A team led by an indian-origin scientist has developed an implantable sensor that runs on sugar, and can monitor the body's biological signals to detect, prevent and diagnose diseases.
The sensor developed by Subhanshu Gupta, an assistant professor at the Washington University in the US, and colleagues uses a biofuel cell and harvests glucose from body fluids to run.
The sensor, described in IEEE Transactions of Circuits and Systems journal, has a unique integration of the biofuel cell with electronics to process physiological and biochemical signals with high sensitivity.
Many popular sensors for disease detection are either watches, which need to be recharged, or patches that are worn on the skin, which are superficial and can't be embedded, researchers said.
The sensor developed by the team could also remove the need to prick a finger for testing of certain diseases, such as diabetes.
"The human body carries a lot of fuel in its bodily fluids through blood glucose or lactate around the skin and mouth," said Gupta.
"Using a biofuel cell opens the door to using the body as potential fuel," he said.
The electronics in the sensor use state-of-the-art design and fabrication to consume only a few microwatts of power while being highly sensitive.
Coupling these electronics with the biofuel cell makes it more efficient than traditional battery-powered devices, said Gupta.
Since it relies on body glucose, the sensor's electronics can be powered indefinitely.
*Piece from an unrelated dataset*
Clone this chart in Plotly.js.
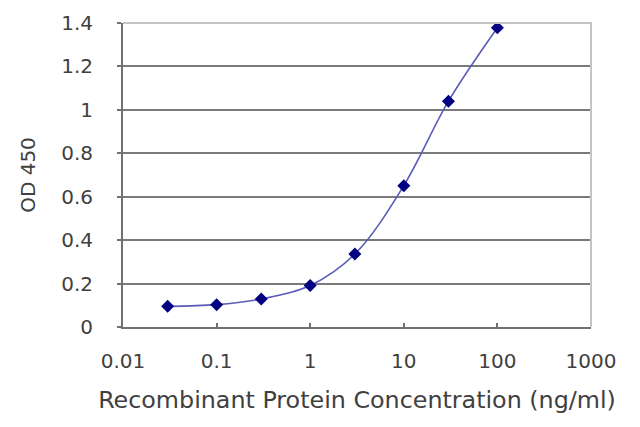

So, for instance, the sensor could run on sugar produced just under the skin, researchers said.
Unlike commonly used lithium-ion batteries, the biofuel cell is also completely non-toxic, making it more promising as an implant for people, he said.
It is also more stable and sensitive than conventional biofuel cells.
The researchers say their sensor could be manufactured cheaply through mass production, by leveraging economies of scale.
While the sensors have been tested in the lab, the researchers are hoping to test and demonstrate them in blood capillaries, which will require regulatory approval.
The researchers are also working on further improving and increasing the power output of their biofuel cell.
"This brings together the technology for making a biofuel cell with our sophisticated electronics. It is a very good marriage that could work for many future applications," said Gupta.